**TASK DIRECTIONS**.
Below are the records; reproduce all of them exactly but without any images.

**RECORD LIST**.
.....
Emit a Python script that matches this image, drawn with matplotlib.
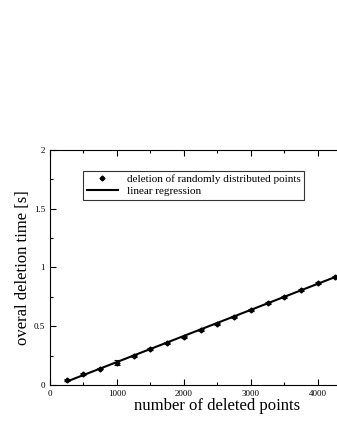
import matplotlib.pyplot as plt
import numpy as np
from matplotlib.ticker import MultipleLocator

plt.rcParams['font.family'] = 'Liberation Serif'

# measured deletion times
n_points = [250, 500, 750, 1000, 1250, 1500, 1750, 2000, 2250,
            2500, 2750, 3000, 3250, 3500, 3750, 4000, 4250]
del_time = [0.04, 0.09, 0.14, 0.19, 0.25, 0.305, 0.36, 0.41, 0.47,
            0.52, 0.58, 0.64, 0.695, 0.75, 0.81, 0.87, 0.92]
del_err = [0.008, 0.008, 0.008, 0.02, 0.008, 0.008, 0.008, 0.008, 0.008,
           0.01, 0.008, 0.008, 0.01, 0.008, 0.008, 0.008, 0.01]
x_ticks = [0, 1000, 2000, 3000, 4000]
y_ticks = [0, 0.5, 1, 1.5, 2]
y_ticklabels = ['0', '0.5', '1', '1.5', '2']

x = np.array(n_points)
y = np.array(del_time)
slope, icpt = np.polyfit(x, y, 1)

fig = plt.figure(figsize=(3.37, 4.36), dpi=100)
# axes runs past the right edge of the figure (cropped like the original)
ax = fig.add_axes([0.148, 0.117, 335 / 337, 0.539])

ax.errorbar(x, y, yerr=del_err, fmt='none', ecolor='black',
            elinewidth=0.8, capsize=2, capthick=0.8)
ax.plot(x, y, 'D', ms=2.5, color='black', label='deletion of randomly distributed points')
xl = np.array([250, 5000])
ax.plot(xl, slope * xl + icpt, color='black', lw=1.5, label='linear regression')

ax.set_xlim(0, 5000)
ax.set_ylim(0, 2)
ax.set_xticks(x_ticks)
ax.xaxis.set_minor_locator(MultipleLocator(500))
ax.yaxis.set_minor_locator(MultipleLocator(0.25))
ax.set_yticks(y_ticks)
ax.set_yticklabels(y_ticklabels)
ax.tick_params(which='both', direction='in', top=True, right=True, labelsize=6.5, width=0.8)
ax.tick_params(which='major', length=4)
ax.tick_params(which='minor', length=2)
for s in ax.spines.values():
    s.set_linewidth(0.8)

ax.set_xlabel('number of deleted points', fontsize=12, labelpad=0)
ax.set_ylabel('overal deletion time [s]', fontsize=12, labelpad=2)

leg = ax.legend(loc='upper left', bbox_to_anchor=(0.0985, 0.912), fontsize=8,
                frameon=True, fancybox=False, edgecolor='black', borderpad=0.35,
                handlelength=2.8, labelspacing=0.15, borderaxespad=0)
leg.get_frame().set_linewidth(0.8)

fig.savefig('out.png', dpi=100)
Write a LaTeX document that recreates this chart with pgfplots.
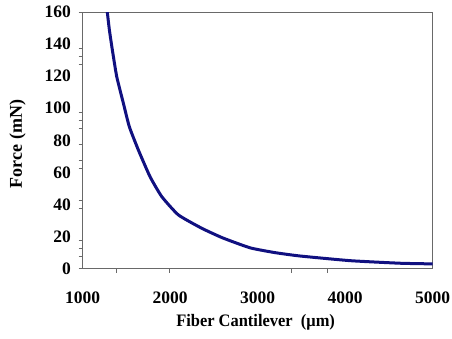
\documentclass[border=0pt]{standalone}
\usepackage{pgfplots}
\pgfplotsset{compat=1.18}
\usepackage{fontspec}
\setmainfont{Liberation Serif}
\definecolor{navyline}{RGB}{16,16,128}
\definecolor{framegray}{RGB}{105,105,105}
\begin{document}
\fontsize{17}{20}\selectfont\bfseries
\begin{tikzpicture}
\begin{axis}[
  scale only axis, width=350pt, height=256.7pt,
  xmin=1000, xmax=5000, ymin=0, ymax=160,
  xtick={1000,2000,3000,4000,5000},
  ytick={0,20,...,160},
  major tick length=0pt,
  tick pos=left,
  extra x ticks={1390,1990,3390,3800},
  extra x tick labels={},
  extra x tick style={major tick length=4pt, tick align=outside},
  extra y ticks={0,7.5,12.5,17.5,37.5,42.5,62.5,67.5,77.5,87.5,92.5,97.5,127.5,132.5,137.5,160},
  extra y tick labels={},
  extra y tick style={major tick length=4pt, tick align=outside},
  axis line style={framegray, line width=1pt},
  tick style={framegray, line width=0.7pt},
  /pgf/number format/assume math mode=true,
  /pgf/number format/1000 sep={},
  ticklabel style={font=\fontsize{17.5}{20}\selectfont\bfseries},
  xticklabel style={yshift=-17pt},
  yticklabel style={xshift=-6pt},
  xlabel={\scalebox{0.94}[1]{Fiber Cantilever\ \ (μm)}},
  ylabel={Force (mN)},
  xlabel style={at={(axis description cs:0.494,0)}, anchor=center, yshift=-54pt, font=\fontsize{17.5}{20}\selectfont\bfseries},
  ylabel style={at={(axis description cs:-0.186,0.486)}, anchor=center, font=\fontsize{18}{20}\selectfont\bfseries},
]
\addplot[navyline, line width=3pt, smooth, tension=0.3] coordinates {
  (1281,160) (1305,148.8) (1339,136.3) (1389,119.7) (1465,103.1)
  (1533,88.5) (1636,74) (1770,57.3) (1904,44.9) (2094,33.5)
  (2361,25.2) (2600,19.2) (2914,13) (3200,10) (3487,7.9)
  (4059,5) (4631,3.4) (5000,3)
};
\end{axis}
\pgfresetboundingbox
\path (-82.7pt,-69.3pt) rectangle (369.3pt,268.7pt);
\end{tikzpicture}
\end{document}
.....
**PROBLEM SOLUTION**.
Emit a Python script that matches this image, drawn with matplotlib.
import matplotlib.pyplot as plt
import numpy as np
from matplotlib.ticker import MultipleLocator

plt.rcParams['font.family'] = 'Liberation Serif'

# measured deletion times
n_points = [250, 500, 750, 1000, 1250, 1500, 1750, 2000, 2250,
            2500, 2750, 3000, 3250, 3500, 3750, 4000, 4250]
del_time = [0.04, 0.09, 0.14, 0.19, 0.25, 0.305, 0.36, 0.41, 0.47,
            0.52, 0.58, 0.64, 0.695, 0.75, 0.81, 0.87, 0.92]
del_err = [0.008, 0.008, 0.008, 0.02, 0.008, 0.008, 0.008, 0.008, 0.008,
           0.01, 0.008, 0.008, 0.01, 0.008, 0.008, 0.008, 0.01]
x_ticks = [0, 1000, 2000, 3000, 4000]
y_ticks = [0, 0.5, 1, 1.5, 2]
y_ticklabels = ['0', '0.5', '1', '1.5', '2']

x = np.array(n_points)
y = np.array(del_time)
slope, icpt = np.polyfit(x, y, 1)

fig = plt.figure(figsize=(3.37, 4.36), dpi=100)
# axes runs past the right edge of the figure (cropped like the original)
ax = fig.add_axes([0.148, 0.117, 335 / 337, 0.539])

ax.errorbar(x, y, yerr=del_err, fmt='none', ecolor='black',
            elinewidth=0.8, capsize=2, capthick=0.8)
ax.plot(x, y, 'D', ms=2.5, color='black', label='deletion of randomly distributed points')
xl = np.array([250, 5000])
ax.plot(xl, slope * xl + icpt, color='black', lw=1.5, label='linear regression')

ax.set_xlim(0, 5000)
ax.set_ylim(0, 2)
ax.set_xticks(x_ticks)
ax.xaxis.set_minor_locator(MultipleLocator(500))
ax.yaxis.set_minor_locator(MultipleLocator(0.25))
ax.set_yticks(y_ticks)
ax.set_yticklabels(y_ticklabels)
ax.tick_params(which='both', direction='in', top=True, right=True, labelsize=6.5, width=0.8)
ax.tick_params(which='major', length=4)
ax.tick_params(which='minor', length=2)
for s in ax.spines.values():
    s.set_linewidth(0.8)

ax.set_xlabel('number of deleted points', fontsize=12, labelpad=0)
ax.set_ylabel('overal deletion time [s]', fontsize=12, labelpad=2)

leg = ax.legend(loc='upper left', bbox_to_anchor=(0.0985, 0.912), fontsize=8,
                frameon=True, fancybox=False, edgecolor='black', borderpad=0.35,
                handlelength=2.8, labelspacing=0.15, borderaxespad=0)
leg.get_frame().set_linewidth(0.8)

fig.savefig('out.png', dpi=100)
Write a LaTeX document that recreates this chart with pgfplots.
\documentclass[border=0pt]{standalone}
\usepackage{pgfplots}
\pgfplotsset{compat=1.18}
\usepackage{fontspec}
\setmainfont{Liberation Serif}
\definecolor{navyline}{RGB}{16,16,128}
\definecolor{framegray}{RGB}{105,105,105}
\begin{document}
\fontsize{17}{20}\selectfont\bfseries
\begin{tikzpicture}
\begin{axis}[
  scale only axis, width=350pt, height=256.7pt,
  xmin=1000, xmax=5000, ymin=0, ymax=160,
  xtick={1000,2000,3000,4000,5000},
  ytick={0,20,...,160},
  major tick length=0pt,
  tick pos=left,
  extra x ticks={1390,1990,3390,3800},
  extra x tick labels={},
  extra x tick style={major tick length=4pt, tick align=outside},
  extra y ticks={0,7.5,12.5,17.5,37.5,42.5,62.5,67.5,77.5,87.5,92.5,97.5,127.5,132.5,137.5,160},
  extra y tick labels={},
  extra y tick style={major tick length=4pt, tick align=outside},
  axis line style={framegray, line width=1pt},
  tick style={framegray, line width=0.7pt},
  /pgf/number format/assume math mode=true,
  /pgf/number format/1000 sep={},
  ticklabel style={font=\fontsize{17.5}{20}\selectfont\bfseries},
  xticklabel style={yshift=-17pt},
  yticklabel style={xshift=-6pt},
  xlabel={\scalebox{0.94}[1]{Fiber Cantilever\ \ (μm)}},
  ylabel={Force (mN)},
  xlabel style={at={(axis description cs:0.494,0)}, anchor=center, yshift=-54pt, font=\fontsize{17.5}{20}\selectfont\bfseries},
  ylabel style={at={(axis description cs:-0.186,0.486)}, anchor=center, font=\fontsize{18}{20}\selectfont\bfseries},
]
\addplot[navyline, line width=3pt, smooth, tension=0.3] coordinates {
  (1281,160) (1305,148.8) (1339,136.3) (1389,119.7) (1465,103.1)
  (1533,88.5) (1636,74) (1770,57.3) (1904,44.9) (2094,33.5)
  (2361,25.2) (2600,19.2) (2914,13) (3200,10) (3487,7.9)
  (4059,5) (4631,3.4) (5000,3)
};
\end{axis}
\pgfresetboundingbox
\path (-82.7pt,-69.3pt) rectangle (369.3pt,268.7pt);
\end{tikzpicture}
\end{document}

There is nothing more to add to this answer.